[Begin]

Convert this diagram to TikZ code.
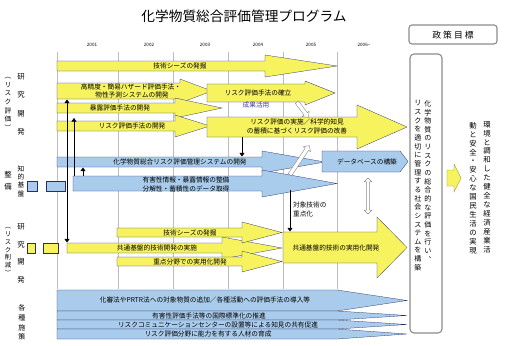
\documentclass[tikz,border=0pt]{standalone}
\usepackage{fontspec}
\setmainfont{Noto Sans CJK JP}
\usepackage{xcolor}
\usepackage{tikz}
\usetikzlibrary{positioning, arrows.meta, shapes.arrows}
\definecolor{barYellow}{HTML}{F6F35E}
\definecolor{barBlue}{HTML}{A9CCEC}
\definecolor{edgeNavy}{HTML}{2A2D66}
\definecolor{gridGray}{HTML}{BDBDBD}
\definecolor{frameGray}{HTML}{8C8C8C}
\definecolor{noteBlue}{HTML}{3A3AA8}

\tikzset{
  ybar/.style={fill=barYellow, draw=edgeNavy, line width=0.4pt},
  bbar/.style={fill=barBlue, draw=edgeNavy, line width=0.4pt},
  lbl/.style={inner sep=0pt, font=\fontsize{9.5}{12.6}\selectfont, align=center},
  yearlbl/.style={inner sep=0pt, font=\fontsize{6.5}{8}\selectfont},
  gridline/.style={draw=gridGray, line width=0.4pt},
  frame/.style={draw=frameGray, line width=1.6pt, rounded corners=0.2cm},
  vcol/.style={inner sep=0pt, align=center},
  link/.style={line width=0.5pt, -{Triangle[length=5pt, width=7pt]}},
  hollow/.style={single arrow, draw=frameGray, fill=white, line width=0.6pt,
    inner sep=0.9mm, single arrow head extend=1.2mm},
}

% block arrow: [style]{x0}{x1}{ytop}{ybot}{flare}{xtip}
\newcommand{\blockarrow}[7][]{%
  \path[#1] ({#2},{#4}) -- ({#3},{#4}) -- ({#3},{#4-#6}) -- ({#7},{(#4+#5)/2})
    -- ({#3},{#5+#6}) -- ({#3},{#5}) -- ({#2},{#5}) -- cycle;}

\begin{document}
\begin{tikzpicture}[x=0.05cm, y=-0.05cm]
  \useasboundingbox (0,0) rectangle (508,346);

  \node[inner sep=0pt, font=\fontsize{19.5}{22}\selectfont] (title) at (244,16) {化学物質総合評価管理プログラム};

  % years
  \foreach \yr/\xx in {2001/92, 2002/149, 2003/205, 2004/258, 2005/311}
    \node[yearlbl] (y\yr) at (\xx,45) {\yr};
  \node[yearlbl] (y2006) at (364,45) {2006\textasciitilde};
  \foreach \gx in {57,118,173,228,283,337}
    \draw[gridline] (\gx,52) -- (\gx,289);

  % left headings
  \node[vcol, font=\fontsize{10.5}{26}\selectfont] (rdA) at (21,104.5) {研\\究\\開\\発};
  \node[vcol, font=\fontsize{9.5}{12.3}\selectfont] (rdAsub) at (8,104) {︵\\リ\\ス\\ク\\評\\価\\︶};
  \node[vcol, font=\fontsize{10.5}{17}\selectfont] (infra) at (8,181) {整\\備};
  \node[vcol, font=\fontsize{9.5}{11.8}\selectfont] (infraSub) at (21,181) {知\\的\\基\\盤};
  \node[vcol, font=\fontsize{10.5}{25}\selectfont] (rdB) at (21,253.5) {研\\究\\開\\発};
  \node[vcol, font=\fontsize{9}{11.1}\selectfont] (rdBsub) at (8,251.5) {︵\\リ\\ス\\ク\\削\\減\\︶};
  \node[vcol, font=\fontsize{10}{13.7}\selectfont] (policy) at (22,322.5) {各\\種\\施\\策};

  % risk assessment R&D
  \blockarrow[ybar]{57}{265}{61}{71}{6}{337}
  \node[lbl] (seedsA) at (180,66) {技術シーズの発掘};
  \blockarrow[ybar]{57}{180}{83}{99}{4}{212}
  \blockarrow[ybar]{57}{175}{103}{113}{5}{222}
  \blockarrow[ybar]{57}{175}{121}{131}{6}{210}
  \node[lbl] (hazard) at (131,87) {高精度・簡易ハザード評価手法・};
  \node[lbl] (property) at (132,94.5) {物性予測システムの開発};
  \node[lbl] (exposure) at (120,108) {暴露評価手法の開発};
  \node[lbl] (methodDev) at (132,126) {リスク評価手法の開発};
  \blockarrow[ybar]{207}{305}{84}{102}{3}{335}
  \node[lbl] (method) at (258,93) {リスク評価手法の確立};
  \blockarrow[ybar]{207}{357}{117}{137}{12}{407}
  \node[lbl] (practice) at (297,126.5) {リスク評価の実施／科学的知見\\の蓄積に基づくリスク評価の改善};
  \node[lbl, text=noteBlue] (use) at (256,105) {成果活用};

  % knowledge infrastructure
  \blockarrow[bbar]{57}{262}{157}{167}{6}{325}
  \node[lbl] (system) at (180,162) {化学物質総合リスク評価管理システムの開発};
  \path[bbar] (322,151) -- (400,151) -- (408,161.5) -- (400,172) -- (322,172) -- cycle;
  \node[lbl] (database) at (367,162) {データベースの構築};
  \path[bbar] (27,181) rectangle (37,191);
  \path[bbar] (46,181) rectangle (65,191);
  \blockarrow[bbar]{73}{262}{176}{191}{6}{337}
  \node[lbl] (data) at (186,184.5) {有害性情報・暴露情報の整備\\分解性・蓄積性のデータ取得};
  \node[lbl, align=left, anchor=west] (focus) at (293,209.5) {対象技術の\\重点化};

  % risk reduction R&D
  \path[ybar] (27,243) rectangle (35,253);
  \path[ybar] (43,243) rectangle (58,253);
  \blockarrow[ybar]{67}{222}{243}{253}{6}{282}
  \blockarrow[ybar]{117}{242}{228}{237}{6}{282}
  \blockarrow[ybar]{117}{242}{257}{266}{6}{282}
  \node[lbl] (common) at (157,248) {共通基盤的技術開発の実施};
  \node[lbl] (seedsB) at (190,232.5) {技術シーズの発掘};
  \node[lbl] (priority) at (190,261.5) {重点分野での実用化開発};
  \blockarrow[ybar]{283}{377}{232}{263}{15}{407}
  \node[lbl] (applied) at (336,247.5) {共通基盤的技術の実用化開発};

  % policies
  \blockarrow[bbar]{57}{337}{290}{311}{0}{407}
  \blockarrow[bbar]{57}{337}{311}{320}{0}{407}
  \blockarrow[bbar]{57}{337}{320}{329}{0}{407}
  \blockarrow[bbar]{57}{337}{329}{339}{0}{407}
  \node[lbl] (law) at (205,300) {化審法やPRTR法への対象物質の追加／各種活動への評価手法の導入等};
  \node[lbl] (intl) at (209,315.5) {有害性評価手法等の国際標準化の推進};
  \node[lbl] (comm) at (218,324.5) {リスクコミュニケーションセンターの設置等による知見の共有促進};
  \node[lbl] (hr) at (208,334) {リスク評価分野に能力を有する人材の育成};

  % connectors
  \coordinate (hazBot) at (67,99.5);
  \coordinate (commonTop) at (67,242.5);
  \coordinate (dataTopA) at (74,176);
  \coordinate (methodBot) at (74,118);
  \coordinate (dataTopB) at (83,176);
  \coordinate (systemBot) at (83,167.5);
  \coordinate (practiceBot) at (242,137);
  \coordinate (systemTop) at (242,156.5);
  \coordinate (focusTop) at (290,190);
  \coordinate (appliedTop) at (290,231.5);
  \draw[line width=0.5pt, {Triangle[length=5pt, width=7pt]}-{Triangle[length=5pt, width=7pt]}] (hazBot) -- (commonTop);
  \draw[link] (dataTopA) -- (methodBot);
  \draw[link] (dataTopB) -- (systemBot);
  \draw[link] (practiceBot) -- (systemTop);
  \draw[link] (focusTop) -- (appliedTop);

  \coordinate (useFrom) at (296,101);
  \coordinate (useTo) at (308,117);
  \path (useFrom) -- (useTo) node[midway, sloped, hollow, minimum height=0.95cm] (useArrow) {};
  \coordinate (dbFrom) at (289,176);
  \coordinate (dbTo) at (309,146);
  \path (dbFrom) -- (dbTo) node[midway, sloped, hollow, minimum height=1.75cm] (dbArrow) {};
  \coordinate (linkTop) at (368,178);
  \coordinate (linkBot) at (368,214);
  \path (linkTop) -- (linkBot) node[midway, sloped, double arrow, draw=frameGray, fill=white,
    line width=0.6pt, inner sep=0.6mm, double arrow head extend=1.2mm, minimum height=1.8cm] (dbLink) {};

  % goals
  \draw[frame, rounded corners=0.15cm] (409,25) rectangle (497,44);
  \node[inner sep=0pt, font=\fontsize{12.5}{14}\selectfont] (goalHead) at (453,35) {政\hspace{3pt}策\hspace{3pt}目\hspace{3pt}標};
  \draw[frame] (410,54) rectangle (442,333);
  \node[vcol, font=\fontsize{10}{12.3}\selectfont] (visionR) at (428,181.3)
    {化\\学\\物\\質\\の\\リ\\ス\\ク\\の\\総\\合\\的\\な\\評\\価\\を\\行\\い\\︑};
  \node[vcol, font=\fontsize{10}{12.3}\selectfont] (visionL) at (418,185.7)
    {リ\\ス\\ク\\を\\適\\切\\に\\管\\理\\す\\る\\社\\会\\シ\\ス\\テ\\ム\\を\\構\\築};
  \blockarrow[fill=barYellow, draw=barYellow!60!black, line width=0.4pt]{447}{454}{170}{186}{6}{461}
  \node[vcol, font=\fontsize{10.5}{12.7}\selectfont] (goalR) at (487,187)
    {環\\境\\と\\調\\和\\し\\た\\健\\全\\な\\経\\済\\産\\業\\活};
  \node[vcol, font=\fontsize{10.5}{12.7}\selectfont] (goalL) at (473,188)
    {動\\と\\安\\全\\・\\安\\心\\な\\国\\民\\生\\活\\の\\実\\現};
\end{tikzpicture}
\end{document}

[End]

Starting at the top of the listing above, reproduce each line up to and including the one with "(title) at (244,16)"; omit the pictures.

Convert this diagram to TikZ code.
\documentclass[tikz,border=0pt]{standalone}
\usepackage{fontspec}
\setmainfont{Noto Sans CJK JP}
\usepackage{xcolor}
\usepackage{tikz}
\usetikzlibrary{positioning, arrows.meta, shapes.arrows}
\definecolor{barYellow}{HTML}{F6F35E}
\definecolor{barBlue}{HTML}{A9CCEC}
\definecolor{edgeNavy}{HTML}{2A2D66}
\definecolor{gridGray}{HTML}{BDBDBD}
\definecolor{frameGray}{HTML}{8C8C8C}
\definecolor{noteBlue}{HTML}{3A3AA8}

\tikzset{
  ybar/.style={fill=barYellow, draw=edgeNavy, line width=0.4pt},
  bbar/.style={fill=barBlue, draw=edgeNavy, line width=0.4pt},
  lbl/.style={inner sep=0pt, font=\fontsize{9.5}{12.6}\selectfont, align=center},
  yearlbl/.style={inner sep=0pt, font=\fontsize{6.5}{8}\selectfont},
  gridline/.style={draw=gridGray, line width=0.4pt},
  frame/.style={draw=frameGray, line width=1.6pt, rounded corners=0.2cm},
  vcol/.style={inner sep=0pt, align=center},
  link/.style={line width=0.5pt, -{Triangle[length=5pt, width=7pt]}},
  hollow/.style={single arrow, draw=frameGray, fill=white, line width=0.6pt,
    inner sep=0.9mm, single arrow head extend=1.2mm},
}

% block arrow: [style]{x0}{x1}{ytop}{ybot}{flare}{xtip}
\newcommand{\blockarrow}[7][]{%
  \path[#1] ({#2},{#4}) -- ({#3},{#4}) -- ({#3},{#4-#6}) -- ({#7},{(#4+#5)/2})
    -- ({#3},{#5+#6}) -- ({#3},{#5}) -- ({#2},{#5}) -- cycle;}

\begin{document}
\begin{tikzpicture}[x=0.05cm, y=-0.05cm]
  \useasboundingbox (0,0) rectangle (508,346);

  \node[inner sep=0pt, font=\fontsize{19.5}{22}\selectfont] (title) at (244,16) {化学物質総合評価管理プログラム};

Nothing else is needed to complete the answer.